De este modo, la insuficiencia del sistema, con sus intricadas reglas procesales, la pobre dotación de recursos o el secreto de la instrucción corren parejos con los privilegios de jueces que no pagan impuestos directos (ahora se procura modificar esta ley regresiva para los nuevos jueces) y gozan de abundantes vacaciones (aspecto con el que, obviamente, está de acuerdo el sindicato del ramo).

Cuando estos tres factores del mal gobierno - la venalidad, la ineficiencia y los privilegios- se combinan en una determinada circunstancia, se va delineando ante la opinión pública el perfil de la oligarquía. O mejor, en la vena del pensamiento clásico, en este trance asoma la tentación oligárquica ligada a la corrupción.

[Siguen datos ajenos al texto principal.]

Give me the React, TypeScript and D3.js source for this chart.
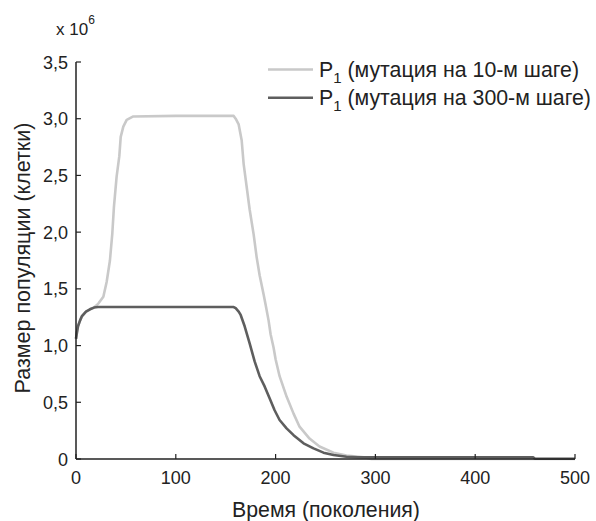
import React from "react";
import * as d3 from "d3";

const W = 596;
const H = 521;

const xTicks = [0, 100, 200, 300, 400, 500];
const yTicks = [0, 0.5, 1.0, 1.5, 2.0, 2.5, 3.0, 3.5];

const greyGen = [0, 1, 2, 4, 6, 8, 10, 14, 18, 22.4, 27.4, 30.7, 34, 36.4, 38, 40.7, 43.4, 44.8, 47.4, 50.8, 57.4, 100, 158, 160, 163, 166, 168, 171, 174, 178, 181, 184, 188, 190, 193, 195, 198, 200, 204, 211, 218, 224, 234, 244, 258, 271, 291, 296, 500];
const greyVal = [1.06, 1.12, 1.17, 1.22, 1.26, 1.28, 1.30, 1.32, 1.335, 1.37, 1.43, 1.56, 1.75, 1.99, 2.22, 2.49, 2.67, 2.84, 2.93, 2.99, 3.02, 3.025, 3.025, 3.0, 2.95, 2.81, 2.6, 2.4, 2.2, 1.98, 1.78, 1.62, 1.45, 1.36, 1.22, 1.10, 0.98, 0.88, 0.73, 0.55, 0.40, 0.285, 0.18, 0.11, 0.056, 0.03, 0.012, 0.0, 0.0];

const darkGen = [0, 1, 2, 4, 6, 8, 10, 14, 18, 22, 158, 160, 163, 165, 169, 174, 179, 184, 189, 194, 199, 204, 211, 218, 228, 238, 248, 258, 271, 282, 458, 460, 500];
const darkVal = [1.06, 1.12, 1.17, 1.22, 1.26, 1.28, 1.30, 1.32, 1.335, 1.34, 1.34, 1.33, 1.30, 1.27, 1.17, 1.02, 0.86, 0.73, 0.64, 0.535, 0.43, 0.344, 0.27, 0.21, 0.138, 0.094, 0.056, 0.035, 0.02, 0.016, 0.016, 0.002, 0.002];

const seriesNames = ["(мутация на 10-м шаге)", "(мутация на 300-м шаге)"];
const GREY = "#c9c9c9";
const DARK = "#5e5e5e";
const FONT = "'Liberation Sans', Arial, Helvetica, sans-serif";

export default function App() {
  const x = d3.scaleLinear().domain([0, 500]).range([76, 575]);
  const y = d3.scaleLinear().domain([0, 3.5]).range([459, 62]);

  const line = d3
    .line<[number, number]>()
    .x((d) => x(d[0]))
    .y((d) => y(d[1]));

  const grey: [number, number][] = greyGen.map((g, i) => [g, greyVal[i]]);
  const dark: [number, number][] = darkGen.map((g, i) => [g, darkVal[i]]);

  const fmt = (v: number) => (v === 0 ? "0" : d3.format(".1f")(v).replace(".", ","));

  return (
    <svg
      width={W}
      height={H}
      style={{ position: "absolute", left: 0, top: 0, background: "#fff" }}
      fontFamily={FONT}
    >
      <rect width={W} height={H} fill="#fff" />
      {/* data */}
      <path d={line(grey) || ""} fill="none" stroke={GREY} strokeWidth={2.6} strokeLinejoin="round" />
      <path d={line(dark) || ""} fill="none" stroke={DARK} strokeWidth={2.6} strokeLinejoin="round" />

      {/* axes */}
      <line x1={x(0)} x2={x(500)} y1={y(0)} y2={y(0)} stroke="#222" strokeWidth={1.5} />
      <line x1={x(0)} x2={x(0)} y1={y(0)} y2={y(3.5)} stroke="#222" strokeWidth={1.5} />
      {xTicks.map((t) => (
        <g key={"x" + t}>
          <line x1={x(t)} x2={x(t)} y1={y(0)} y2={y(0) - 5} stroke="#222" strokeWidth={1.2} />
          <text x={x(t)} y={484} textAnchor="middle" fontSize={18} fill="#222">
            {t}
          </text>
        </g>
      ))}
      {yTicks.map((t) => (
        <g key={"y" + t}>
          <line x1={x(0)} x2={x(0) + 5} y1={y(t)} y2={y(t)} stroke="#222" strokeWidth={1.2} />
          <text x={68} y={y(t) + 6.5} textAnchor="end" fontSize={18} fill="#222">
            {fmt(t)}
          </text>
        </g>
      ))}

      {/* multiplier */}
      <text x={56} y={35} fontSize={17} fill="#222">
        x 10
        <tspan dy={-11} fontSize={12}>6</tspan>
      </text>

      {/* axis titles */}
      <text x={326} y={517} textAnchor="middle" fontSize={21.3} fill="#222">
        Время (поколения)
      </text>
      <text
        transform={`translate(30,258) rotate(-90)`}
        textAnchor="middle"
        fontSize={21.5}
        fill="#222"
      >
        Размер популяции (клетки)
      </text>

      {/* legend */}
      {[GREY, DARK].map((c, i) => (
        <g key={"leg" + i}>
          <line x1={268} x2={313} y1={69.5 + i * 28.3} y2={69.5 + i * 28.3} stroke={c} strokeWidth={2.6} />
          <text x={319} y={77} transform="" dy={i * 28.3} fontSize={21.3} fill="#222">
            P
            <tspan dy={6} fontSize={15}>1</tspan>
            <tspan dy={-6}> {seriesNames[i]}</tspan>
          </text>
        </g>
      ))}
    </svg>
  );
}
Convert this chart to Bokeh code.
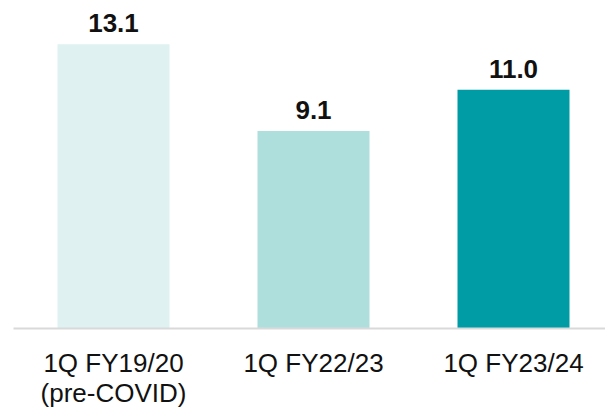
from bokeh.plotting import figure
from bokeh.models import ColumnDataSource, Range1d, FixedTicker
from bokeh.core.properties import value
from bokeh.embed import file_html
from bokeh.resources import INLINE

categories = ["1Q FY19/20\n(pre-COVID)", "1Q FY22/23", "1Q FY23/24"]
values = [13.1, 9.1, 11.0]
labels = ["13.1", "9.1", "11.0"]
colors = ["#dff1f1", "#aedfdd", "#009ca6"]

xs = list(range(len(categories)))
src = ColumnDataSource(dict(x=xs, top=values, label=labels, color=colors))

p = figure(width=605, height=410, output_backend="svg", toolbar_location=None,
           x_range=Range1d(-0.5, 2.46), y_range=Range1d(0, 15.11),
           y_axis_location=None, min_border_left=13, min_border_right=0,
           min_border_top=0, min_border_bottom=79)
p.outline_line_color = None
p.xgrid.visible = False
p.ygrid.visible = False
p.background_fill_color = "white"
p.border_fill_color = "white"

p.vbar(x="x", top="top", width=0.56, bottom=0, color="color", line_color=None, source=src)
p.text(x="x", y="top", text="label", source=src, y_offset=-21,
       text_align="center", text_baseline="alphabetic",
       text_font=value("Liberation Sans"), text_font_style="bold",
       text_font_size="26px", text_color="#111111")

ax = p.xaxis[0]
ax.ticker = FixedTicker(ticks=xs)
ax.major_label_overrides = {i: c for i, c in zip(xs, categories)}
ax.axis_line_color = "#d9d9d9"
ax.axis_line_width = 2
ax.major_tick_line_color = None
ax.minor_tick_line_color = None
ax.major_tick_out = 0
ax.major_tick_in = 0
ax.major_label_standoff = 19
ax.major_label_text_font = "Liberation Sans"
ax.major_label_text_font_size = "26px"
ax.major_label_text_line_height = 1.0
ax.major_label_text_color = "#111111"

open("out.html", "w").write(file_html(p, INLINE))
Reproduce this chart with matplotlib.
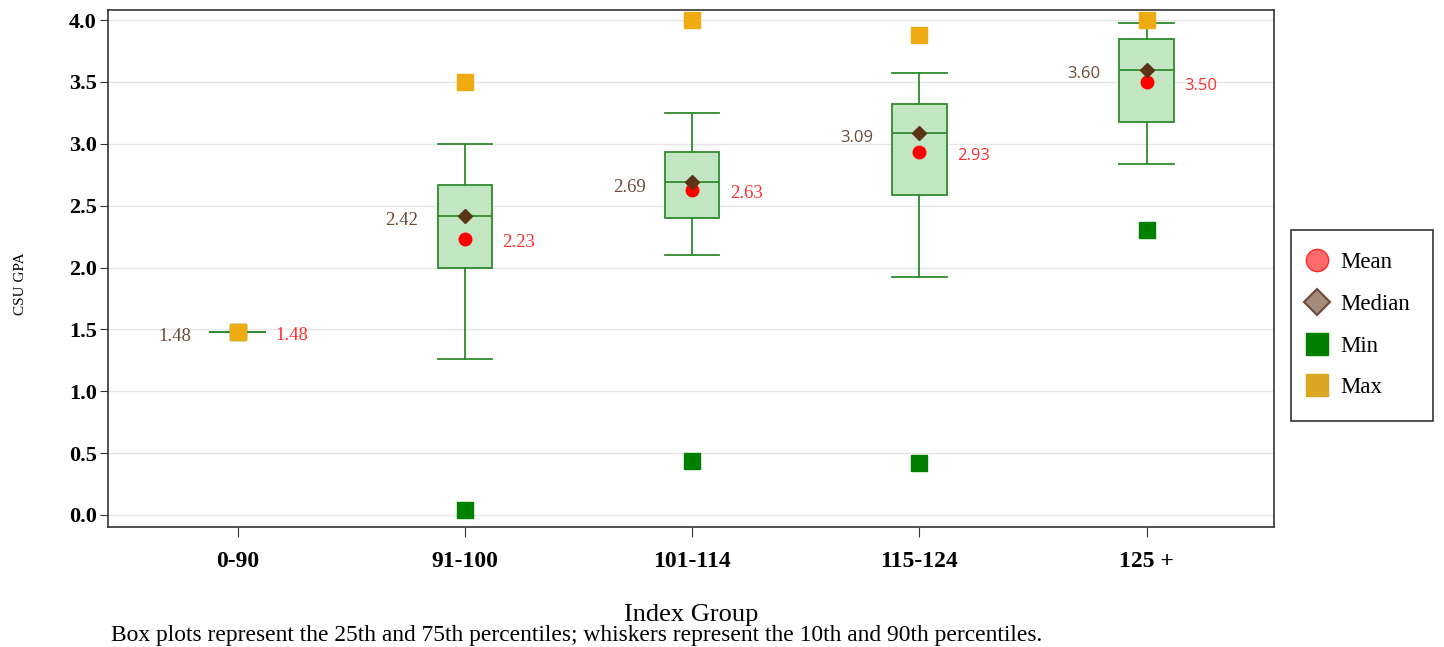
import matplotlib.pyplot as plt
from matplotlib.lines import Line2D

groups = ['0-90', '91-100', '101-114', '115-124', '125 +']
p10 = [1.48, 1.26, 2.10, 1.92, 2.84]
p25 = [1.48, 2.00, 2.40, 2.59, 3.18]
medians = [1.48, 2.42, 2.69, 3.09, 3.60]
p75 = [1.48, 2.67, 2.93, 3.32, 3.85]
p90 = [1.48, 3.00, 3.25, 3.57, 3.98]
means = [1.48, 2.23, 2.63, 2.93, 3.50]
mins = [1.48, 0.04, 0.44, 0.42, 2.30]
maxs = [1.48, 3.50, 4.00, 3.88, 4.00]

serif = 'Liberation Serif'
box_green = '#2e8b2e'

fig = plt.figure(figsize=(14.44, 6.47), dpi=100)
ax = fig.add_axes([0.0748, 0.1855, 0.8075, 0.799])

xs = list(range(1, len(groups) + 1))
stats = [dict(whislo=a, q1=b, med=c, q3=d, whishi=e, fliers=[])
         for a, b, c, d, e in zip(p10, p25, medians, p75, p90)]
ax.bxp(stats, positions=xs, widths=0.24, patch_artist=True, showfliers=False,
       boxprops=dict(facecolor='#c2e5c2', edgecolor=box_green, linewidth=1.3),
       medianprops=dict(color=box_green, linewidth=1.3),
       whiskerprops=dict(color=box_green, linewidth=1.3),
       capprops=dict(color=box_green, linewidth=1.3), capwidths=0.24, zorder=2)

ax.plot(xs, means, 'o', color='#ff0000', markersize=9, zorder=4, linestyle='none')
ax.plot(xs, medians, 'D', color='#5a3414', markersize=7, zorder=4, linestyle='none')
ax.plot(xs, mins, 's', color='#008000', markersize=11, zorder=5, linestyle='none')
ax.plot(xs, maxs, 's', color='#eeab12', markersize=12, zorder=6, linestyle='none')

for i, x in enumerate(xs):
    fam = serif if i < 3 else 'Open Sans'
    fs = 13.5 if i < 3 else 12
    ax.text(x - 0.205, medians[i] - 0.04, f'{medians[i]:.2f}', ha='right', va='center',
            color='#6e4a38', fontsize=fs, family=fam)
    ax.text(x + 0.165, means[i] - 0.03, f'{means[i]:.2f}', ha='left', va='center',
            color='#ff3030', fontsize=fs, family=fam)

ax.set_xlim(0.43, 5.56)
ax.set_ylim(-0.097, 4.081)
ax.set_xticks(xs)
ax.set_xticklabels(groups, family=serif, fontsize=17, fontweight='bold')
ax.set_yticks([0, 0.5, 1.0, 1.5, 2.0, 2.5, 3.0, 3.5, 4.0])
ax.set_yticklabels([f'{v:.1f}' for v in ax.get_yticks()], family=serif,
                   fontsize=16, fontweight='bold')
ax.tick_params(axis='x', length=7, pad=10, color='#333333')
ax.tick_params(axis='y', length=6, pad=2, color='#333333')
ax.grid(axis='y', color='#e6e6e6', linewidth=1)
ax.set_axisbelow(True)
for s in ax.spines.values():
    s.set_color('#333333')
    s.set_linewidth(1.2)

fig.text(0.0145, 0.561, 'CSU GPA', family=serif, fontsize=11, rotation=90,
         ha='center', va='center')
fig.text(0.4785, 0.049, 'Index Group', family=serif, fontsize=19,
         ha='center', va='center')

handles = [
    Line2D([], [], marker='o', linestyle='none', markersize=16,
           markerfacecolor='#ff6b6b', markeredgecolor='#ff2a2a'),
    Line2D([], [], marker='D', linestyle='none', markersize=13,
           markerfacecolor='#a58b7a', markeredgecolor='#6e4a38', markeredgewidth=1.5),
    Line2D([], [], marker='s', linestyle='none', markersize=16.5,
           markerfacecolor='#008000', markeredgecolor='#008000'),
    Line2D([], [], marker='s', linestyle='none', markersize=16.5,
           markerfacecolor='#daa520', markeredgecolor='#daa520'),
]
leg = fig.legend(handles, ['Mean', 'Median', 'Min', 'Max'], loc='center',
                 bbox_to_anchor=(0.943, 0.497), frameon=True, fancybox=False,
                 edgecolor='black', prop=dict(family=serif, size=16.5),
                 labelspacing=0.9, handlelength=0.3, handletextpad=0.85,
                 borderpad=1.0, borderaxespad=0)
leg.get_frame().set_linewidth(1.2)

fig.text(0.077, 1 - 641 / 647, 'Box plots represent the 25th and 75th percentiles; whiskers '
         'represent the 10th and 90th percentiles.', family=serif, fontsize=16.9,
         va='baseline')

fig.savefig('out.png', dpi=100)
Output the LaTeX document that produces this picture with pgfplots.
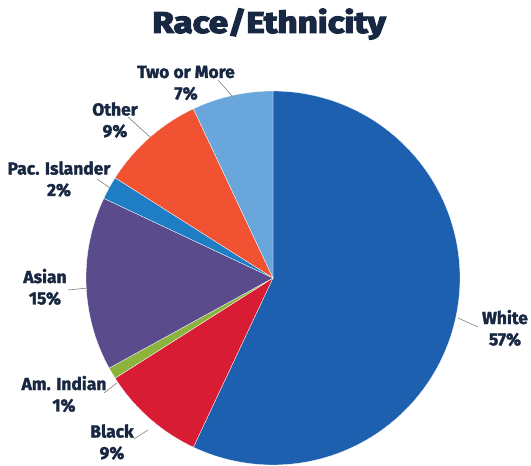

Desde tiempo inmemorial se declara que la oligarquía es una forma política viciada. Debido a que el tipo de democracia que hemos adoptado es de carácter representativo y que el Poder Judicial es una institución contra mayoritaria en cuanto a su modo de elección, la tentación oligárquica dentro de sus filas es una constante difícil de esquivar. Para salvar este escollo sería preciso que el Poder Judicial —un poder de pocos— ejerza su cometido como un poder al servicio de muchos. Como un poder, en definitiva, inspirado en criterios universales y no en criterios particulares y patrimonialistas. Pero si ese poder de pocos se ejerce también para unos pocos, librándolos por mil artilugios de las debidas sanciones, entonces la férula de la oligarquía se impone y deja a descubierto que, por intención o defecto, se está persiguiendo la impunidad. Esta es la cuestión crucial que hoy enfrentamos: que el “espíritu de justicia” se transforme en “espíritu de injusticia”.

Es una cuestión que interpela a los tres poderes de la Constitución: al Gobierno, al Congreso y al vértice del Poder Judicial, ya que, sin la puesta en práctica de una imprescindible reforma judicial, nuestra democracia, huérfana de contenido republicano, se irá deteriorando por dentro.